**Problem to solve:** From the first line of the data down to and including the line with "549, 603, 677, 742, 825, 928, 1000]", copy everything exactly, leaving out pictures.

※ ※ ※

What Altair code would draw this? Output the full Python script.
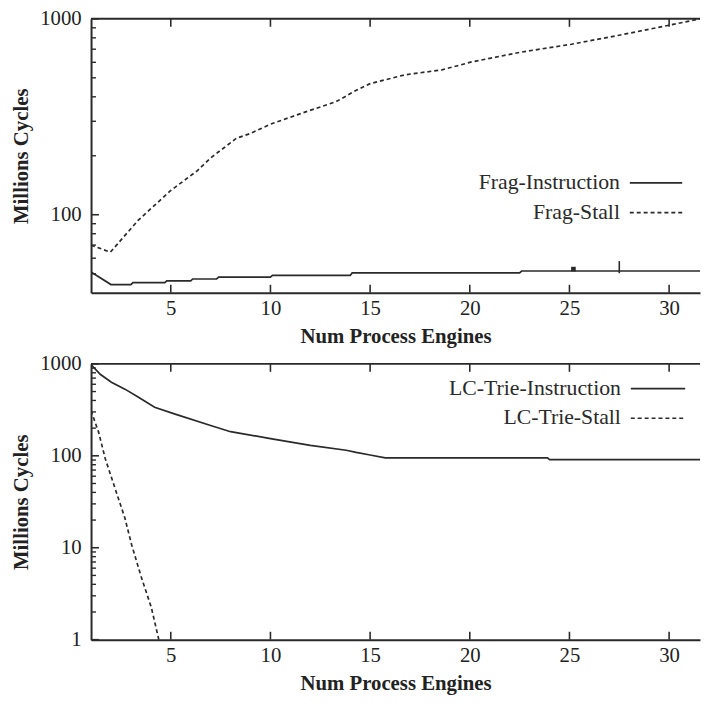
import altair as alt
import pandas as pd

# ---------------- data ----------------
x_tick_values = [5, 10, 15, 20, 25, 30]
x_domain = [1, 31.55]

top_y_domain = [40, 1000]
top_y_major = [100, 1000]
top_y_minor = [50, 60, 70, 80, 90, 200, 300, 400, 500, 600, 700, 800, 900]

bot_y_domain = [1, 1000]
bot_y_major = [1, 10, 100, 1000]
bot_y_minor = [2, 3, 4, 5, 6, 7, 8, 9, 20, 30, 40, 50, 60, 70, 80, 90,
               200, 300, 400, 500, 600, 700, 800, 900]

frag_instr_x = [1, 2, 3, 3.1, 4.7, 4.8, 6, 6.1, 7.3, 7.4, 10, 10.1, 14, 14.1, 22.5, 22.6, 31.55]
frag_instr_y = [51, 44, 44, 45, 45, 46, 46, 47, 47, 48, 48, 49, 49, 50.5, 50.5, 51.6, 51.6]

frag_stall_x = [1, 1.97, 3.36, 5, 6.34, 7, 8.3, 9, 10, 11.8, 13.3, 14.2, 15, 16.75,
                18.6, 20.1, 22.6, 25.1, 27.5, 30, 31.55]
frag_stall_y = [70, 64.4, 93.6, 133, 168, 195, 246, 260, 290, 336, 378, 426, 467, 518,
                549, 603, 677, 742, 825, 928, 1000]

lc_instr_x = [1, 1.46, 2.02, 2.7, 3.36, 4.19, 5.18, 7, 8, 10, 12, 13.8, 14.3, 15.0, 15.76,
              23.9, 24.0, 31.55]
lc_instr_y = [980, 771, 632, 531, 436, 337, 286, 214, 183, 154, 130, 115, 109, 102, 95,
              95, 91, 91]

lc_stall_x = [1, 1.38, 1.71, 2.2, 2.7, 3.03, 3.52, 4.02, 4.4]
lc_stall_y = [310, 181, 93.6, 44.5, 21, 10.9, 4.8, 2.26, 1.0]

# small marks visible on the instruction line of the top panel
frag_mark_x = [25.2]
frag_mark_y = [52.8]
frag_tick_x = [27.5]
frag_tick_y = [50.3]
frag_tick_y2 = [58]

top_labels = ["Frag-Instruction", "Frag-Stall"]
bot_labels = ["LC-Trie-Instruction", "LC-Trie-Stall"]

# ---------------- style ----------------
FONT = "Liberation Serif"
INK = "#2a2a2a"
W = 616
H_TOP = 277
H_BOT = 279
LINE_W = 1.7
DASH = [4, 3]

X_TITLE = "Num Process Engines"
Y_TITLE = "Millions Cycles"


def make_x():
    return alt.X("x:Q", scale=alt.Scale(domain=x_domain, nice=False, zero=False),
                 axis=alt.Axis(values=x_tick_values, format="d", title=X_TITLE,
                               ticks=False, grid=False, labelPadding=5, titlePadding=7))


def make_y(ydom, major):
    return alt.Y("y:Q", scale=alt.Scale(type="log", domain=ydom, nice=False),
                 axis=alt.Axis(values=major, format="d", title=Y_TITLE,
                               ticks=False, grid=False, labelPadding=10, titlePadding=8))


def line_layer(xs, ys, dashed, ydom, major):
    df = pd.DataFrame({"x": xs, "y": ys})
    mk = dict(color=INK, strokeWidth=LINE_W, clip=True)
    if dashed:
        mk["strokeDash"] = DASH
    return alt.Chart(df).mark_line(**mk).encode(x=make_x(), y=make_y(ydom, major))


def frame_layers(ydom, major, minor, height):
    xt = pd.DataFrame({"x": x_tick_values})
    bottom_ticks = alt.Chart(xt).mark_rule(color=INK, strokeWidth=1.6).encode(
        x=make_x(), y=alt.value(height), y2=alt.value(height - 8))
    top_ticks = alt.Chart(xt).mark_rule(color=INK, strokeWidth=1.6).encode(
        x=make_x(), y=alt.value(0), y2=alt.value(8))
    maj = alt.Chart(pd.DataFrame({"y": major})).mark_rule(color=INK, strokeWidth=1.6).encode(
        y=make_y(ydom, major), x=alt.value(0), x2=alt.value(8))
    mnr = alt.Chart(pd.DataFrame({"y": minor})).mark_rule(color=INK, strokeWidth=1.4).encode(
        y=make_y(ydom, major), x=alt.value(0), x2=alt.value(5))
    top_border = alt.Chart(pd.DataFrame({"a": [0]})).mark_rule(color=INK, strokeWidth=2).encode(
        x=alt.value(0), x2=alt.value(W), y=alt.value(0))
    return [bottom_ticks, top_ticks, maj, mnr, top_border]


def legend_layers(labels, text_x, line_x1, line_x2, y1, y2):
    out = []
    for lab, yy, dashed in [(labels[0], y1, False), (labels[1], y2, True)]:
        d = pd.DataFrame({"label": [lab]})
        out.append(alt.Chart(d).mark_text(align="right", baseline="middle", font=FONT,
                                          fontSize=22, color=INK).encode(
            text="label:N", x=alt.value(text_x), y=alt.value(yy)))
        mk = dict(color=INK, strokeWidth=LINE_W)
        if dashed:
            mk["strokeDash"] = DASH
        out.append(alt.Chart(d).mark_rule(**mk).encode(
            x=alt.value(line_x1), x2=alt.value(line_x2), y=alt.value(yy + 1)))
    return out


# ---------------- top panel ----------------
top_instr = line_layer(frag_instr_x, frag_instr_y, False, top_y_domain, top_y_major)
top_stall = line_layer(frag_stall_x, frag_stall_y, True, top_y_domain, top_y_major)
top_square = alt.Chart(pd.DataFrame({"x": frag_mark_x, "y": frag_mark_y})).mark_square(
    color=INK, size=22, opacity=1).encode(x=make_x(), y=make_y(top_y_domain, top_y_major))
top_vtick = alt.Chart(pd.DataFrame({"x": frag_tick_x, "y": frag_tick_y, "y2": frag_tick_y2})).mark_rule(
    color=INK, strokeWidth=1.6).encode(
    x=make_x(), y=make_y(top_y_domain, top_y_major), y2="y2:Q")

top = alt.layer(
    top_instr, top_stall, top_square, top_vtick,
    *frame_layers(top_y_domain, top_y_major, top_y_minor, H_TOP),
    *legend_layers(top_labels, 535, 545, 598, 165, 195),
).properties(width=W, height=H_TOP)

# ---------------- bottom panel ----------------
bot_instr = line_layer(lc_instr_x, lc_instr_y, False, bot_y_domain, bot_y_major)
bot_stall = line_layer(lc_stall_x, lc_stall_y, True, bot_y_domain, bot_y_major)

bot = alt.layer(
    bot_instr, bot_stall,
    *frame_layers(bot_y_domain, bot_y_major, bot_y_minor, H_BOT),
    *legend_layers(bot_labels, 536, 546, 601, 24, 54),
).properties(width=W, height=H_BOT)

chart = alt.vconcat(top, bot, spacing=7).properties(
    padding={"left": 3, "top": -4, "right": 0, "bottom": 0}
).configure(background="white").configure_view(strokeWidth=0).configure_axis(
    labelFont=FONT, labelFontSize=21, labelColor="#222",
    titleFont=FONT, titleFontSize=21, titleFontWeight="bold", titleColor="#222",
    domainColor=INK, domainWidth=2,
)

chart.save("out.html", embed_options={"renderer": "svg", "actions": False})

※ ※ ※

**Solution for this problem:**
What Altair code would draw this? Output the full Python script.
import altair as alt
import pandas as pd

# ---------------- data ----------------
x_tick_values = [5, 10, 15, 20, 25, 30]
x_domain = [1, 31.55]

top_y_domain = [40, 1000]
top_y_major = [100, 1000]
top_y_minor = [50, 60, 70, 80, 90, 200, 300, 400, 500, 600, 700, 800, 900]

bot_y_domain = [1, 1000]
bot_y_major = [1, 10, 100, 1000]
bot_y_minor = [2, 3, 4, 5, 6, 7, 8, 9, 20, 30, 40, 50, 60, 70, 80, 90,
               200, 300, 400, 500, 600, 700, 800, 900]

frag_instr_x = [1, 2, 3, 3.1, 4.7, 4.8, 6, 6.1, 7.3, 7.4, 10, 10.1, 14, 14.1, 22.5, 22.6, 31.55]
frag_instr_y = [51, 44, 44, 45, 45, 46, 46, 47, 47, 48, 48, 49, 49, 50.5, 50.5, 51.6, 51.6]

frag_stall_x = [1, 1.97, 3.36, 5, 6.34, 7, 8.3, 9, 10, 11.8, 13.3, 14.2, 15, 16.75,
                18.6, 20.1, 22.6, 25.1, 27.5, 30, 31.55]
frag_stall_y = [70, 64.4, 93.6, 133, 168, 195, 246, 260, 290, 336, 378, 426, 467, 518,
                549, 603, 677, 742, 825, 928, 1000]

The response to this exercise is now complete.